C’est à la fin des années 90 que Mesrime fait ses premières armes dans le rap. Namor, un des pionniers du rap aux côtés d’IAM, lui met le pied à l’étrier en l’invitant à poser son flow sur des mixtapes. Lorsque Prodige Namor se sépare en 2000, Mesrime intègre le collectif Al Iman Staff avec Moroco et Comodo. Sorti en indépendant en 2004, Mets les gosses à l’abri connaît son heure de gloire et permet au groupe de partir en tournée. « J’ai appris le métier avec cette équipe-là et ce groupe-là », confie Mesrime. Au moment d’écrire Fini Parti, il s’entoure des membres d’Al Iman Staff, qui sont coproducteurs sur le projet. S’il avoue n’avoir « pas gagné un franc, en presque vingt ans de rap », il a néanmoins gardé la foi (Al Iman, en arabe) et l’envie d’aller de l’avant.
Exit Mesrime, place à Muge Knight. Comme tous les habitants de la cité phocéenne, le natif d’Endoume — où il est né, a grandi et où il vit avec sa femme et son fils — est particulièrement attaché à son quartier, qu’il considère comme l’un de ces lieux où perdure encore un certain art de vivre marseillais. « L’album met en avant ce côté un peu à l’ancienne parce que quelque part, je sais que c’est en train de disparaître. J’ai un peu la nostalgie du Marseille d’avant », précise le MC. Quoi de plus représentatif de cette époque révolue que le fameux système du fini parti qui donne son nom à l’album ? Hérité des années Defferre, il permettait aux employés municipaux de rentrer chez eux une fois leur tournée terminée. Une pratique décriée qui a en tout cas permis à celui qui fut brièvement cantonnier de faire ses classes dans le rap. Sorti au printemps 2016, Fini Parti propose un hip-hop old school très éloigné des codes actuels du rap — sans vocoder ni autotune, donc. Les treize morceaux font la part belle aux samples de soul dont il raffole, aux cuivres et aux instrumentaux.
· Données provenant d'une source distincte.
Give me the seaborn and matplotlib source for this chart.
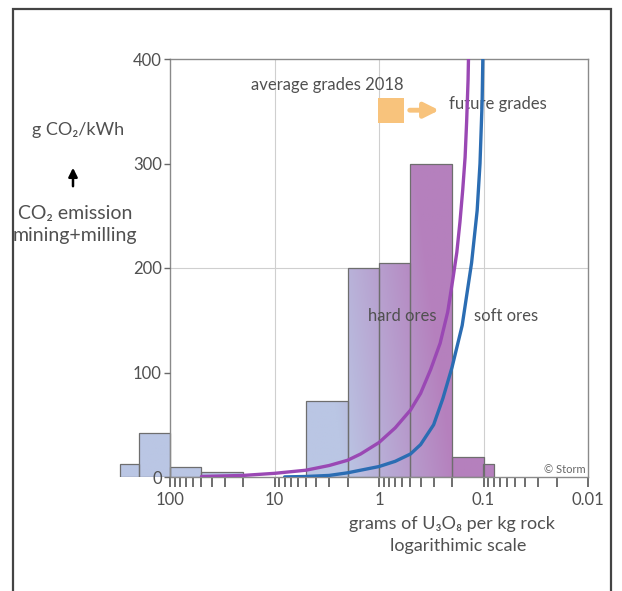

Ce qui donne une couleur musicale très seventies, ambiance blaxploitation. Si de nombreux titres font sourire, notamment Figatelli Music ou Tia épousé une légende, on retient une réelle volonté de se confronter à l’actualité : « J’ai toujours fait ce constat qu’en étant décalé, on pouvait faire passer un message beaucoup plus puissant. » A l’instar du titre Marseille propre qui évoque la problématique de la gentrification du centre ville et « l’épuration ethnique par l’immobilier ». On le voit, le Muge n’est pas du genre à noyer le poisson.
Une chose est sûre, le rappeur ne s’attendait pas à ce que cet album, qu’il avait envisagé comme le dernier — à quarante ans, il faut bien s’assagir — ait autant de retentissement. La tournée qui a commencé début octobre fait boule de neige, de nouvelles dates viennent s’ajouter à l’emploi du temps très chargé de celui qui est, dans la vraie vie, employé au Conseil départemental. Pas de quoi lui faire perdre le nord. S’il reconnaît avoir l’habitude de manger son pain noir, Muge Knight ne boude pas son plaisir : «  On est prêt pour affronter le succès… c’est pas un problème ! », lance-il en galéjant.